Memes can help blunt the sometimes rough-and-tumble comments on social media, as in this Facebook post that sought to lower the temperature by suggesting an edgy comment was intended to be humor, not closedmindedness. Air Force amn/nco/snco/Facebook

Helping Airmen

Airmen and Guardians on social media frequently rally in response to members who post about personal struggles, from financial difficulties to depression to thoughts about suicide.

“Even on Reddit, you’ll see trolls and you’ll see arguing,” Eishen said. “But when somebody really needs help, 90 percent of the people come out and are immediately helpful.” 

Eishen recalled an incident one Christmas where an Airmen and his wife had PCSed but had no cash and couldn’t get in touch with his first sergeant on base.

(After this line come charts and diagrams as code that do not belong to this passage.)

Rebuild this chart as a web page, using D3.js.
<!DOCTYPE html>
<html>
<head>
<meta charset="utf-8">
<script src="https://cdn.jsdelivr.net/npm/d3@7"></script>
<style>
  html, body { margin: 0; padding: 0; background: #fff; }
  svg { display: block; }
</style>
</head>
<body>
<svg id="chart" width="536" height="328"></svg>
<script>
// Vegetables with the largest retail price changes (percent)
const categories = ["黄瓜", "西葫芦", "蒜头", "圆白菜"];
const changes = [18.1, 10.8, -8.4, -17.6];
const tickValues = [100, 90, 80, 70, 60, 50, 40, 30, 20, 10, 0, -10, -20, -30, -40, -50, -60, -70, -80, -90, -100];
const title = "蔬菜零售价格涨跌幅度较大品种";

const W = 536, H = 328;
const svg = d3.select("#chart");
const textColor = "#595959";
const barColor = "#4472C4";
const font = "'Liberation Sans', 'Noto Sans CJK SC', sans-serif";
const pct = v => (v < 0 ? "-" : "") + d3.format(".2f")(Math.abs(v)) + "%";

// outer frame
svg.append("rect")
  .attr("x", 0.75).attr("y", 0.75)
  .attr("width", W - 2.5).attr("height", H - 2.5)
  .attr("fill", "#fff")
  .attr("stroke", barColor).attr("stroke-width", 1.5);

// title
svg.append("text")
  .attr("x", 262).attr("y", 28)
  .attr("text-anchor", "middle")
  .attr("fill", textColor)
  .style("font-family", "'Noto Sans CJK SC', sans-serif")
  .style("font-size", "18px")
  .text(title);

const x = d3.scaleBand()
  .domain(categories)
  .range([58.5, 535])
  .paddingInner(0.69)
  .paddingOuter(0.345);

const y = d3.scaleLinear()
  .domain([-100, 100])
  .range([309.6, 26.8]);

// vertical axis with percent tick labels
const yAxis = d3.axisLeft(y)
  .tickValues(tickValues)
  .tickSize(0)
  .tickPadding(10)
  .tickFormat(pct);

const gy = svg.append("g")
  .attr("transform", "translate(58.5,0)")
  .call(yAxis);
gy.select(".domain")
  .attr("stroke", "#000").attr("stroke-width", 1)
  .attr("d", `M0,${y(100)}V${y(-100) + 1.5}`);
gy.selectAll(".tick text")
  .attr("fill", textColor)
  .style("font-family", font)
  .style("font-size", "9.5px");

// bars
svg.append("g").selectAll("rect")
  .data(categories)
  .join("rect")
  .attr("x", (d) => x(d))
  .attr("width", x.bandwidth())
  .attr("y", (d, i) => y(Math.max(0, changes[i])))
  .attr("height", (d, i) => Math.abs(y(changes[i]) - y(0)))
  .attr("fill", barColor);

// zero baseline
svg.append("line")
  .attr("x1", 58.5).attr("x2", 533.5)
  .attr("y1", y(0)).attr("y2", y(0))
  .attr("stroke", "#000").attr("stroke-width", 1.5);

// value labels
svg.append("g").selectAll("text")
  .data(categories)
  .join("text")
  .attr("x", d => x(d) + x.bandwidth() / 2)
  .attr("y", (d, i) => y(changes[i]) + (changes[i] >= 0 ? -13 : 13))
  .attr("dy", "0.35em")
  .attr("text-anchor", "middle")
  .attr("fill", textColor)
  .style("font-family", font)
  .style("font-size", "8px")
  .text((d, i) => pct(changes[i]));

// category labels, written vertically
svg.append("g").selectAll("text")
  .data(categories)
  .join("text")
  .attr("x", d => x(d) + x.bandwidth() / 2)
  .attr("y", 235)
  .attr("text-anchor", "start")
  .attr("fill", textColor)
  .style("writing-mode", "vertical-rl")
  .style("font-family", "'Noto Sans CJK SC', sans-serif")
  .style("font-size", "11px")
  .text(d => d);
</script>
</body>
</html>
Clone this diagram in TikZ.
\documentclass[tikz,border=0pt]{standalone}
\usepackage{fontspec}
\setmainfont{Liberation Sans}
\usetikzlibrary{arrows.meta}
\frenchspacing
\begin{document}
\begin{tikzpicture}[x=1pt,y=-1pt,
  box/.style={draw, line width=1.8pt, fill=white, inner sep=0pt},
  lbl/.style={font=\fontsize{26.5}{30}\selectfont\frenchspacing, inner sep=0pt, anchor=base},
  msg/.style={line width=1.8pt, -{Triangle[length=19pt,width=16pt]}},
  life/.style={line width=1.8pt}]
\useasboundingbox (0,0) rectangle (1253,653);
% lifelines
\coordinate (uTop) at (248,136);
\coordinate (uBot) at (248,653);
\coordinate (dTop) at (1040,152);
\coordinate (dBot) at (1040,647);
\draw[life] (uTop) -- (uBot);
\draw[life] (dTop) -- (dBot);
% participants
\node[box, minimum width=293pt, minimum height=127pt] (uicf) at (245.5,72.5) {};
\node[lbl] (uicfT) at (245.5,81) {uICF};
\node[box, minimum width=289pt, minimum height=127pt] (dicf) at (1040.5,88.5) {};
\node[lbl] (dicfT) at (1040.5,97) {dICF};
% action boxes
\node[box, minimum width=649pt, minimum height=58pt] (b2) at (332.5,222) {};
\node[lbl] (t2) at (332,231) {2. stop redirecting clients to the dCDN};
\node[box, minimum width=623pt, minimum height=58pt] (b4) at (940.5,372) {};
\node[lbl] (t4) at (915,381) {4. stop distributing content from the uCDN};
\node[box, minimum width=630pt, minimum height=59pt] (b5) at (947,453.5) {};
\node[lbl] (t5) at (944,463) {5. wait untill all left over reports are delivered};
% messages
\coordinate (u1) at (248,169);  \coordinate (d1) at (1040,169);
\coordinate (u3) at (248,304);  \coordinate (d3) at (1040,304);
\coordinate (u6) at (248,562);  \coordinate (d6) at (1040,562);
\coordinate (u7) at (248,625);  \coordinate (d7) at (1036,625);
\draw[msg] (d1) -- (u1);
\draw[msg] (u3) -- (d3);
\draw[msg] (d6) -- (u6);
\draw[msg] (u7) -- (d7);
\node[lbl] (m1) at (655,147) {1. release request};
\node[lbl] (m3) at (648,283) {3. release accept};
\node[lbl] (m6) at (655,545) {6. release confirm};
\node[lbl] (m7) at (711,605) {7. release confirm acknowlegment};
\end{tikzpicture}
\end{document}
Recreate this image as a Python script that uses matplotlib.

Desperate, the Airman appealed for help on Reddit.

“Within about 30 minutes, I was able to get a hold of him directly, start talking to him, call the base, get him in a room on base and work through, ‘Hey, we’ll get his first sergeant in the next day or two to pay for it,” Eishen said. “Then we shot him some money over Apple Pay so he can buy dinner for him and his wife and make sure that they had a Christmas meal, and all that was good to go.”

In other cases, service members can be in crisis, sometimes unable to get the mental health help they require, and turn to Reddit or Facebook as a last resort. 

“You have people who have to reach out, basically only because they’re anonymous, to get help,” the amn/nco/snco admin said. “I can’t even count, probably over 10 people I’ve helped with suicide—setting up a wellness call, talking them down from committing suicide.” 

SilentD echoed the sentiment. “I have intervened with dozens of suicidal members on Air Force and Space Force subreddits,” SilentD said. “So we’ve had everything from someone posting that they’re just sad, they just broke up with their significant other and they’re depressed about it, to posting their actual suicide note on Reddit or posting a picture of their pills that they’re about to swallow to try to kill themselves. And I’ve tried to intervene on dozens of those. … And others in the community do the same thing. So if they see something like that, then you’ll immediately see usually dozens of posts, like ‘Hey, man, give me a call. Here’s my number. I’m going to private message you. Reach out. Don’t do this, you know, talk to me. I’ll listen to you.’”

Often it’s the anonymity social media provides that enables intervention. 

“Anonymity gives people courage,” Towberman said. “I wish that wasn’t required to talk about your struggles. But when they do, and then to see the community kind of rally around them, we know that we have saved lives with social media. And so just to see that happen is amazing.”

This is where the importance of unofficial, slightly uncouth, tightly knit support communities shines most. 

“Yeah, we post stupid memes,” SilentD said. “And maybe sometimes we’re too critical of senior leaders or something like that. But there’s so much value in that community and looking out for each other that I personally think makes up for all of that.”